The anti-COVID article COVID article.

By+Maile+Quenzer

By Maile Quenzer

In June of 2020, COVID-19 ruined everything. One day, students at Garfield were sitting in class, writing essays and taking exams, and the next, their lives had been turned upside down. But we all know that story. We were there. Today, the focus is not the pandemic itself, but the aftermath. Specifically, the way the media took hold of certain pandemic-associated words and phrases and ran with them: forever changing their meanings, feelings, and reactions they invoke.  

Here’s a hot take- I’m tired of pandemic news. It seems like we can’t even open our phones without seeing an article pop up about “The next new variant on course to set us back to phase one!” each with its own attention-grabbing headline using the newest and greatest Covid buzzword. Lately it seems like the media is obsessed with taking a word, and completely brutalizing it, until it’s left bare and meaningless. When I hear these words, they fill me with unspeakable anger and frankly, make me sick.    

How does the phrase ‘unprecedented year’ make you feel? When you hear it, does it take you back to those long, tedious months when our only solace was rewatching tv shows and Instagram stalking that one person you never thought was attractive until you had way too much free time? I know when someone says it to me, I fight back tears. After hearing it time after time, all it does is make me cringe.
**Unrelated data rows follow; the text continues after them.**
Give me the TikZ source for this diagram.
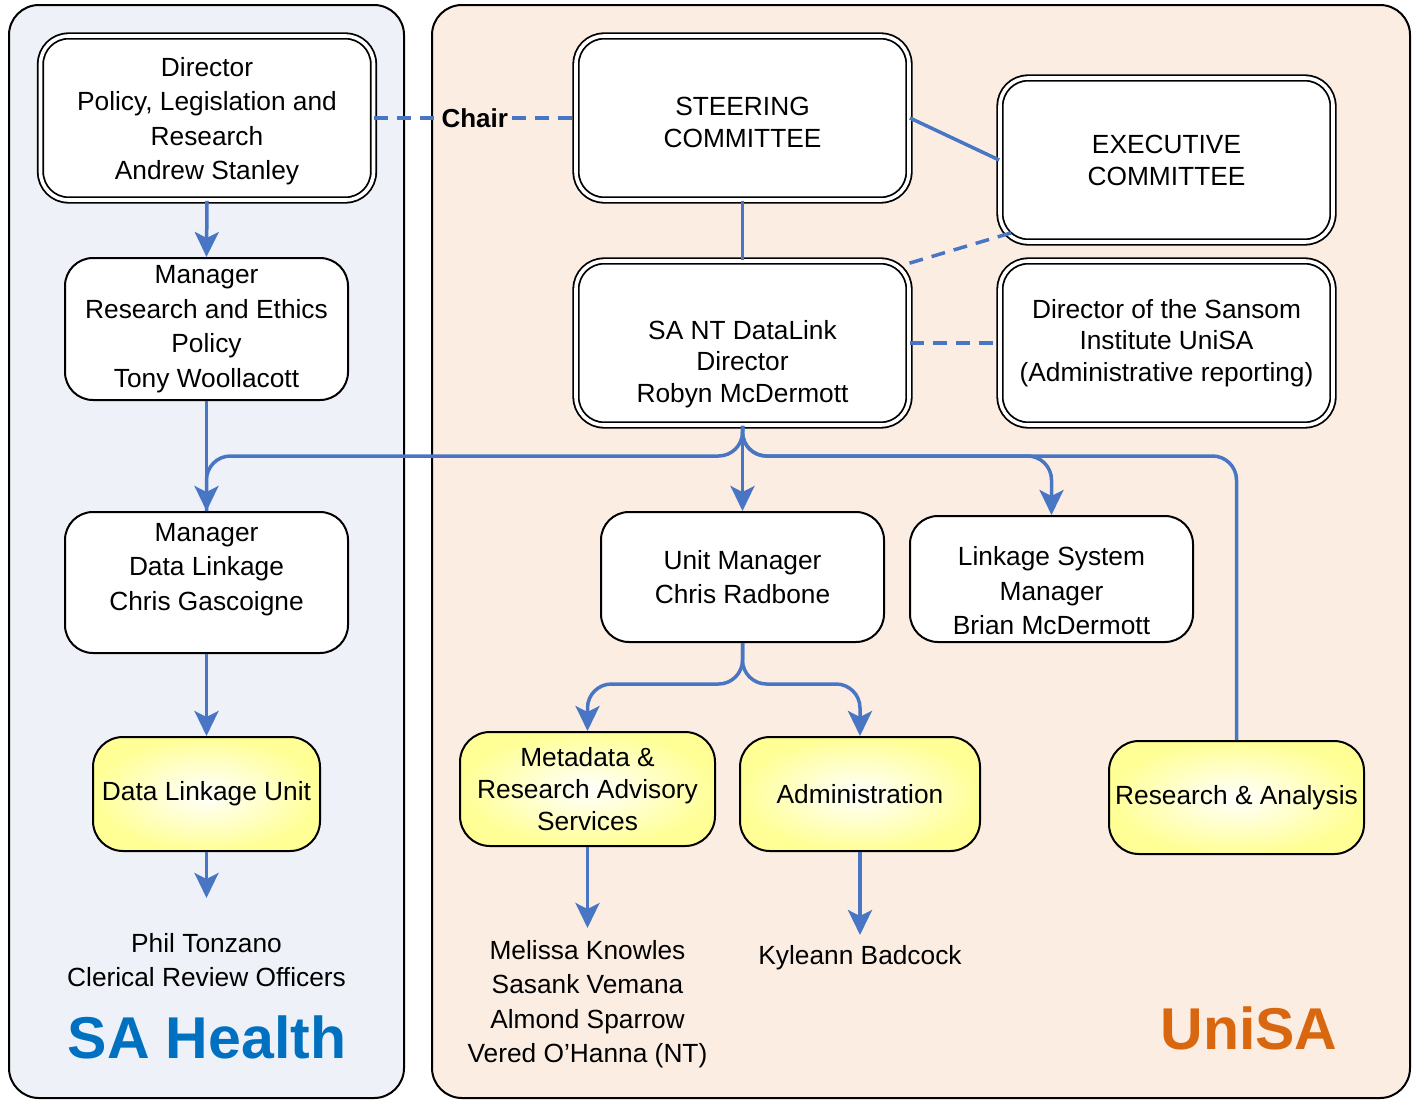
\documentclass[tikz,border=0pt]{standalone}
\usepackage{fontspec}
\setmainfont{Liberation Sans}
\usetikzlibrary{arrows.meta,calc}
\definecolor{lnblue}{RGB}{72,118,196}
\definecolor{lpanel}{RGB}{238,241,247}
\definecolor{rpanel}{RGB}{252,237,227}
\definecolor{yel}{RGB}{255,255,150}
\definecolor{sablue}{RGB}{0,112,192}
\definecolor{uniorange}{RGB}{217,103,15}
\begin{document}
\begin{tikzpicture}[x=1pt,y=-1pt,
  txt/.style={font=\fontsize{26.3}{34.5}\selectfont, align=center, inner sep=0pt},
  tight/.style={font=\fontsize{26.3}{31.5}\selectfont},
  mid/.style={font=\fontsize{26.3}{32}\selectfont},
  panel/.style={draw=black, line width=2pt, rounded corners=30pt},
  dbox/.style={txt, draw=black, line width=1.8pt, double=white, double distance=3.6pt,
    fill=white, rounded corners=28pt, minimum width=333pt, minimum height=164pt},
  sbox/.style={txt, draw=black, line width=2pt, fill=white, rounded corners=28pt, minimum width=283pt},
  ybox/.style={txt, draw=black, line width=2pt, inner color=white, outer color=yel, rounded corners=30pt},
  conn/.style={draw=lnblue, line width=3.5pt},
  dsh/.style={dash pattern=on 14pt off 9pt},
  arr/.style={conn, -{Stealth[length=25pt,width=24pt,inset=6pt]}},
  big/.style={font=\fontsize{59}{66}\selectfont\bfseries, inner sep=0pt}
]
\useasboundingbox (0,0) rectangle (1412,1100);
% panels
\draw[panel, fill=lpanel] (9,5) rectangle (404,1098);
\draw[panel, fill=rpanel] (432,5) rectangle (1410,1098);

% double boxes
\node[dbox] (dir) at (207,118) {\mbox{}\\[-9pt]Director\\Policy, Legislation and\\Research\\Andrew Stanley};
\node[dbox, mid] (steer) at (742.5,118) {\mbox{}\\[-5pt]STEERING\\COMMITTEE};
\node[dbox, mid] (exec) at (1166.5,160) {EXECUTIVE\\COMMITTEE};
\node[dbox, tight] (dl) at (742.5,343) {\mbox{}\\[29pt]SA NT DataLink\\Director\\Robyn McDermott};
\node[dbox, tight] (sansom) at (1166.5,343) {Director of the Sansom\\Institute UniSA\\(Administrative reporting)};

% single boxes
\node[sbox, minimum height=142pt] (mre) at (206.5,329) {Manager\\Research and Ethics\\Policy\\Tony Woollacott};
\node[sbox, minimum height=141pt] (mdl) at (206.5,582.5) {Manager\\Data Linkage\\Chris Gascoigne\\[-3pt]\mbox{}};
\node[sbox, minimum height=130pt] (um) at (742.5,577) {Unit Manager\\Chris Radbone};
\node[sbox, minimum height=126pt] (lsm) at (1051.5,579) {\mbox{}\\[8pt]Linkage System\\Manager\\Brian McDermott};

% yellow boxes
\node[ybox, minimum width=227pt, minimum height=114pt] (dlu) at (206.5,794) {Data Linkage Unit};
\node[ybox, mid, minimum width=255pt, minimum height=114pt] (meta) at (587.5,789) {Metadata \&\\Research Advisory\\Services};
\node[ybox, minimum width=240pt, minimum height=114pt] (admin) at (860,794) {Administration};
\node[ybox, minimum width=255pt, minimum height=113pt] (ra) at (1236.5,797.5) {Research \& Analysis};

% free texts
\node[txt] (phil) at (206.5,960) {Phil Tonzano\\Clerical Review Officers};
\node[txt] (names) at (587.5,1004) {Melissa Knowles\\Sasank Vemana\\Almond Sparrow\\Vered O’Hanna (NT)};
\node[txt] (kyle) at (860,957.5) {Kyleann Badcock};
\node[big, text=sablue] (sahealth) at (207,1037) {SA Health};
\node[big, text=uniorange] (unisa) at (1249,1028.5) {UniSA};

% coordinates
\coordinate (busL) at (742.5,456);
\coordinate (busU) at (742.5,684);
\coordinate (phila) at (206.5,898);
\coordinate (namesa) at (587.5,928);
\coordinate (kylea) at (860,935);
\coordinate (exc) at ($(exec.south west)+(12,-10)$);
\coordinate (dlc) at ($(dl.north east)+(-7,5)$);

% connectors
\draw[conn, dsh] (dir.east) -- node[fill=rpanel, inner sep=4pt, text=black,
   font=\fontsize{26}{30}\selectfont\bfseries] (chair) {Chair} (steer.west);
\draw[conn] (steer.east) -- (exec.west);
\draw[conn] (steer.south) -- (dl.north);
\draw[conn, dsh] (exc) -- (dlc);
\draw[conn, dsh] (dl.east) -- (sansom.west);

\draw[arr] (dir.south) -- (mre.north);
\draw[conn, rounded corners=24pt] (dl.south) -- (busL) -| (mdl.north);
\draw[arr] (mre.south) -- (mdl.north);
\draw[arr] (dl.south) -- (um.north);
\draw[arr, rounded corners=24pt] (dl.south) -- (busL) -| (lsm.north);
\draw[conn, rounded corners=24pt] (dl.south) -- (busL) -| (ra.north);
\draw[arr] (mdl.south) -- (dlu.north);
\draw[arr] (dlu.south) -- (phila);
\draw[arr, rounded corners=24pt] (um.south) -- (busU) -| (meta.north);
\draw[arr, rounded corners=24pt] (um.south) -- (busU) -| (admin.north);
\draw[arr] (meta.south) -- (namesa);
\draw[arr] (admin.south) -- (kylea);
\end{tikzpicture}
\end{document}
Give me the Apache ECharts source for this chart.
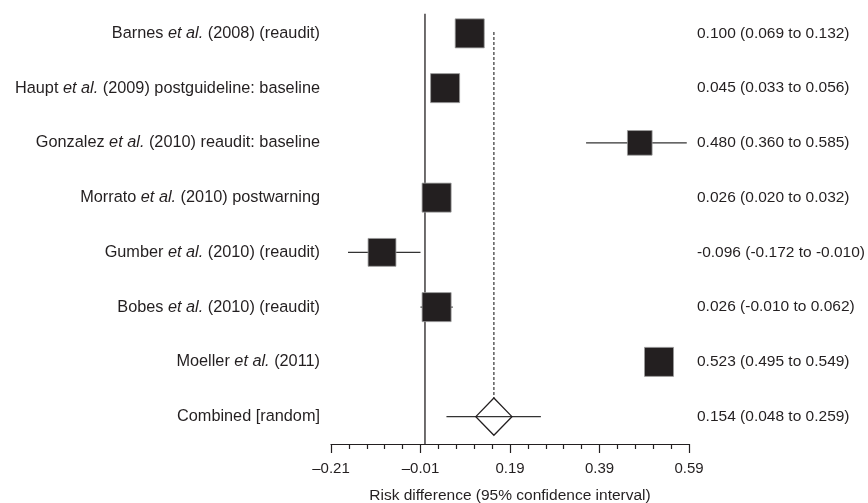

Like damn, we get it.  

When some students from Garfield were asked what their least favorite Covid buzzwords were, they gave a variety of relatable answers. Junior Kelly Bach told me her least favorite was ‘asynchronous learning’ as in everybody’s favorite way to spend an entire year of high school. When I asked sophomore Lou Williams, they told me they hate it when people, “unironically say things like ‘it’s been a weird year’ or ‘things have been… interesting.’ like, does it look like I’m laughing?” This has been a common sentiment throughout the media during this last year. People will try to gain relatability with phrases like these, but they are honestly the most boring and played-out takes you could give. Junior Imogen Rich says the one she hates the most is probably, ‘mask mandate’, like just wear it, why are we still talking about it!” she said, or maybe “quarantine, I’m sick of it, can we find a new word? it feels like World War Z.” Another commonality is taking the approach of displaying the pandemic as all-hell breaking loose on the World. Junior Isaac Fry says “I think ‘global pandemic’ is kinda annoying. It’s often used in a patronizing way and is just stating the obvious.”  

And finally, I polled the followers of the Messenger’s Instagram account on which words they thought were the worst from a list of my personal least favorite, and here were the results: 

Unprecedented: 65 vs Flatten the curve: 30

Attestation: 44 vs Waterfall in the chat: 46

Self quarantine: 47 vs Super spreader event: 47

Asynchronous: 70 vs Positive: 24

What it all boils down to is pure frustration with the constant reminders of the sorry excuse of a year we all just had that tend to be force-fed to us by the media. But soon enough, when we all decide to fixate on whatever’s coming next, these words will feel like yet another trend that aged poorly, and died quickly.